Each week in the Rhonda's Tips column, I answer questions from people like you. These are but a small section of the many messages that arrive each week. I see many of the same questions over and over again, because people get stuck on similar problems or make the same sorts of mistakes as they are learning how to research.
One mistake that I see quite often is when a researcher jumps from one census to another that is several decades earlier. For example, if the 1900 census shows that James Dawson is born in 1848 in Massachusetts and the researcher then jumps from 1900 to 1850 in the census, a fifty-year gap of possible records and research has been skipped. The researcher knows only what has been found in the census record. This is not always the most accurate of information.

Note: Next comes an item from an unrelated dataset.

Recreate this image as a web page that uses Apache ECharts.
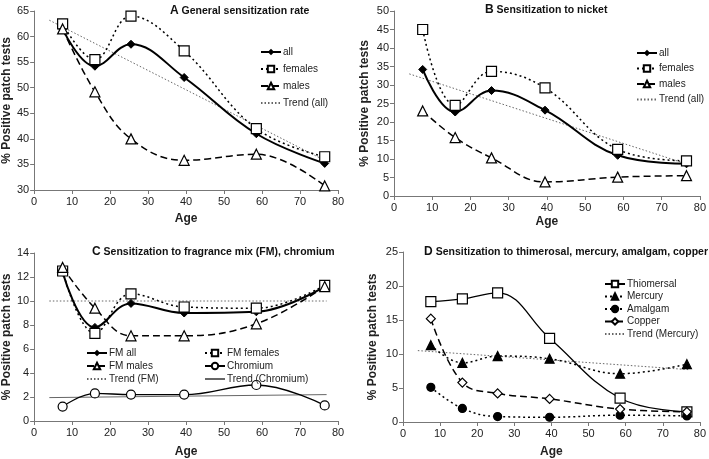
<!DOCTYPE html>
<html>
<head>
<meta charset="utf-8">
<script src="https://cdn.jsdelivr.net/npm/echarts@6/dist/echarts.min.js"></script>
<style>
  html, body { margin: 0; padding: 0; background: #fff; }
  #main { width: 709px; height: 459px; }
</style>
</head>
<body>
<div id="main"></div>
<script>
// age groups (x positions)
const ages = [7.5, 16, 25.5, 39.5, 58.5, 76.5];

// A: general sensitization rate
const aAll = [61.5, 54.2, 58.5, 52.0, 41.0, 35.2];
const aFemales = [62.5, 55.5, 64.0, 57.2, 42.0, 36.5];
const aMales = [61.5, 49.2, 40.0, 35.8, 37.0, 30.8];
const aTrend = [[4, 63.2], [77, 35.6]];

// B: nickel
const bAll = [34.2, 22.7, 28.5, 23.2, 11.0, 8.7];
const bFemales = [45.0, 24.5, 33.7, 29.2, 12.6, 9.5];
const bMales = [23.0, 15.8, 10.3, 3.8, 5.1, 5.5];
const bTrend = [[4, 33.0], [77, 8.5]];

// C: fragrance mix, chromium
const cAll = [12.4, 7.8, 9.8, 9.0, 9.1, 11.2];
const cFemales = [12.5, 7.3, 10.6, 9.5, 9.4, 11.3];
const cMales = [12.8, 9.4, 7.1, 7.1, 8.1, 11.2];
const cChromium = [1.2, 2.3, 2.2, 2.2, 3.0, 1.3];
const cTrendFM = [[4, 10.0], [77, 10.0]];
const cTrendCr = [[4, 1.95], [77, 2.2]];

// D: thimerosal, mercury, amalgam, copper
const dThio = [17.7, 18.1, 19.0, 12.3, 3.5, 1.5];
const dMercury = [11.3, 8.7, 9.7, 9.3, 7.1, 8.5];
const dAmalgam = [5.1, 2.0, 0.8, 0.7, 1.0, 0.9];
const dCopper = [15.2, 5.8, 4.2, 3.4, 1.9, 1.5];
const dTrend = [[4, 10.5], [77, 7.7]];

const font = "'Liberation Sans', Arial, sans-serif";
const pts = vals => vals.map((v, i) => [ages[i], v]);

const myChart = echarts.init(document.getElementById('main'));

function xAx(gi, gap) {
  return {
    type: 'value', gridIndex: gi, min: 0, max: 80, interval: 10,
    name: 'Age', nameLocation: 'middle', nameGap: gap,
    nameTextStyle: { fontFamily: font, fontSize: 12, fontWeight: 'bold', color: '#222' },
    axisLine: { lineStyle: { color: '#777' } },
    axisTick: { length: 4, lineStyle: { color: '#777' } },
    axisLabel: { fontFamily: font, fontSize: 11, color: '#222', margin: 6 },
    splitLine: { show: false }
  };
}
function yAx(gi, min, max, step, gap) {
  return {
    type: 'value', gridIndex: gi, min: min, max: max, interval: step,
    name: '% Positive patch tests', nameLocation: 'middle', nameGap: gap,
    nameTextStyle: { fontFamily: font, fontSize: 12, fontWeight: 'bold', color: '#222' },
    axisLine: { show: true, lineStyle: { color: '#777' } },
    axisTick: { show: true, length: 4, lineStyle: { color: '#777' } },
    axisLabel: { fontFamily: font, fontSize: 11, color: '#222', margin: 5 },
    splitLine: { show: false }
  };
}

// line style presets
function solidThick(name, gi, data, symbol) {
  return { name: name, type: 'line', xAxisIndex: gi, yAxisIndex: gi, data: data, smooth: 0.4,
    symbol: symbol || 'diamond', symbolSize: 8,
    lineStyle: { color: '#000', width: 2 },
    itemStyle: { color: '#000', borderColor: '#000' } };
}
function dotted(name, gi, data, symbol, filled, size) {
  return { name: name, type: 'line', xAxisIndex: gi, yAxisIndex: gi, data: data, smooth: 0.4,
    symbol: symbol, symbolSize: size || 10,
    lineStyle: { color: '#000', width: 1.5, type: [2, 3] },
    itemStyle: { color: filled ? '#000' : '#fff', borderColor: '#000', borderWidth: 1.2 } };
}
function dashed(name, gi, data, symbol, size) {
  return { name: name, type: 'line', xAxisIndex: gi, yAxisIndex: gi, data: data, smooth: 0.4,
    symbol: symbol, symbolSize: size || 10,
    lineStyle: { color: '#000', width: 1.5, type: [7, 4] },
    itemStyle: { color: '#fff', borderColor: '#000', borderWidth: 1.2 } };
}
function solidThin(name, gi, data, symbol, size) {
  return { name: name, type: 'line', xAxisIndex: gi, yAxisIndex: gi, data: data, smooth: 0.4,
    symbol: symbol, symbolSize: size || 10,
    lineStyle: { color: '#000', width: 1.3 },
    itemStyle: { color: '#fff', borderColor: '#000', borderWidth: 1.2 } };
}
function trend(name, gi, data, solid) {
  return { name: name, type: 'line', xAxisIndex: gi, yAxisIndex: gi, data: data,
    symbol: 'none', z: 1,
    lineStyle: { color: '#666', width: 1, type: solid ? 'solid' : [1.5, 2] },
    itemStyle: { color: '#666', opacity: 0 } };
}

function legend(names, left, top, gap) {
  return {
    data: names, orient: 'vertical', left: left, top: top,
    itemWidth: 20, itemHeight: 8, itemGap: gap, padding: 0,
    selectedMode: false,
    textStyle: { fontFamily: font, fontSize: 10, color: '#222', padding: [0, 0, 0, -3] }
  };
}

function title(letter, text, pos, top) {
  return Object.assign({
    text: '{l|' + letter + '} ' + text, top: top, padding: 0,
    textStyle: {
      fontFamily: font, fontSize: 10.5, fontWeight: 'bold', color: '#111',
      rich: { l: { fontFamily: font, fontSize: 12, fontWeight: 'bold', color: '#111' } }
    }
  }, pos);
}

const option = {
  animation: false,
  backgroundColor: '#fff',
  title: [
    title('A', 'General sensitization rate', { left: 170 }, 5),
    title('B', 'Sensitization to nicket', { left: 485 }, 4),
    title('C', 'Sensitization to fragrance mix (FM), chromium', { left: 92 }, 246),
    title('D', 'Sensitization to thimerosal, mercury, amalgam, copper', { right: 1 }, 246)
  ],
  grid: [
    { left: 30, top: 11, width: 308, height: 179 },
    { left: 394, top: 11, width: 309, height: 185 },
    { left: 30, top: 253, width: 308, height: 173 },
    { left: 403, top: 252, width: 300, height: 175 }
  ],
  legend: [
    legend(['all', 'females', 'males', 'Trend (all)'], 260, 47, 7),
    legend(['all', 'females', 'males', 'Trend (all)'], 636, 48, 5.5),
    legend(['FM all', 'FM males', 'Trend (FM)'], 86, 348, 3),
    legend(['FM females', 'Chromium', 'Trend (Chromium)'], 204, 348, 3),
    legend(['Thiomersal', 'Mercury', 'Amalgam', 'Copper', 'Trend (Mercury)'], 604, 279, 2.5)
  ],
  xAxis: [xAx(0, 23), xAx(1, 20), xAx(2, 25), xAx(3, 24)],
  yAxis: [
    yAx(0, 30, 65, 5, 20),
    yAx(1, 0, 50, 5, 23),
    yAx(2, 0, 14, 2, 18),
    yAx(3, 0, 25, 5, 24)
  ],
  series: [
    trend('Trend (all)', 0, aTrend),
    solidThick('all', 0, pts(aAll)),
    dotted('females', 0, pts(aFemales), 'rect', false),
    dashed('males', 0, pts(aMales), 'triangle'),

    trend('Trend (all)', 1, bTrend),
    solidThick('all', 1, pts(bAll)),
    dotted('females', 1, pts(bFemales), 'rect', false),
    dashed('males', 1, pts(bMales), 'triangle'),

    trend('Trend (FM)', 2, cTrendFM),
    trend('Trend (Chromium)', 2, cTrendCr, true),
    solidThick('FM all', 2, pts(cAll)),
    dotted('FM females', 2, pts(cFemales), 'rect', false),
    dashed('FM males', 2, pts(cMales), 'triangle'),
    solidThin('Chromium', 2, pts(cChromium), 'circle', 9),

    trend('Trend (Mercury)', 3, dTrend),
    solidThin('Thiomersal', 3, pts(dThio), 'rect', 10),
    dotted('Mercury', 3, pts(dMercury), 'triangle', true, 9),
    dotted('Amalgam', 3, pts(dAmalgam), 'circle', true, 8),
    dashed('Copper', 3, pts(dCopper), 'diamond', 9)
  ]
};

myChart.setOption(option);
</script>
</body>
</html>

Census is just one record we should check.
Do You Know the Census?
The census is just one of many records used by genealogists. They are often fraught with errors too, something that many forget to keep in mind. The census enumerator did not have to talk to an individual in the household. As the enumerator canvassed his assigned area, if a family wasn't home, he could talk to a neighbor and see if they could answer the questions. Therefore, there are problems when relying on just the census for information.
How often have you been looking at the census page questioning the age as it was listed in the census for that particular year? How often has the place of birth of one or both of the parents changed from the 1900 to 1910 census?
These are examples of just those entries we know to be inaccurate. There are probably others that as yet you have not uncovered as being inaccurate.
And there are other limitations to the census. Prior to 1880, the individuals listed in the household were not listed with their relationship to the head of the household. We all assume that the children listed in the household are the offspring of the head of the household and the woman who appears to be his wife. In some cases we are incorrect. We won't know that though if we jump from census to census without taking the time to look into the other records that are available.
Missing Out on So Much
Often when you cannot find a family where you think they should be, you need to go back and examine the records you have used. Usually you will find that you have jumped because of information found in the census. The 1880 census for Ohio said the individual was born in Pennsylvania. The census must be right. So why can't you find them now?
If you haven't searched all the available records in the Ohio county for this ancestor, it is probable that you don't have the complete picture. Land records may indicate that the ancestor didn't come from Pennsylvania after all. The death records for the children, those other children of the family -- the siblings, may tell a different story than the story you got from the death record of your ancestor.
The temptation to jump is so prevalent, especially if the census records and indexes are easily available to you, more available than some of the other records. While you shouldn't ignore the census records and the indexes, you will find that your family tree is held together by a thread when your research is so heavily relying on census work.
In today's online research, this is never more true. Subscriptions to online databases offer us a quicker method of searching census records, including in some cases the ability to view the original census page online. We can view this information from the comfort of our home. We sometimes forget that there are other research avenues that should not be overlooked.
So, the next time you find yourself beating against a brick wall, look back and see if you jumped from place to place without exhausting all the records in each of the localities. If you go back and look at the records you missed, you may find the clue you overlooked before that answers the question of why you can't find them.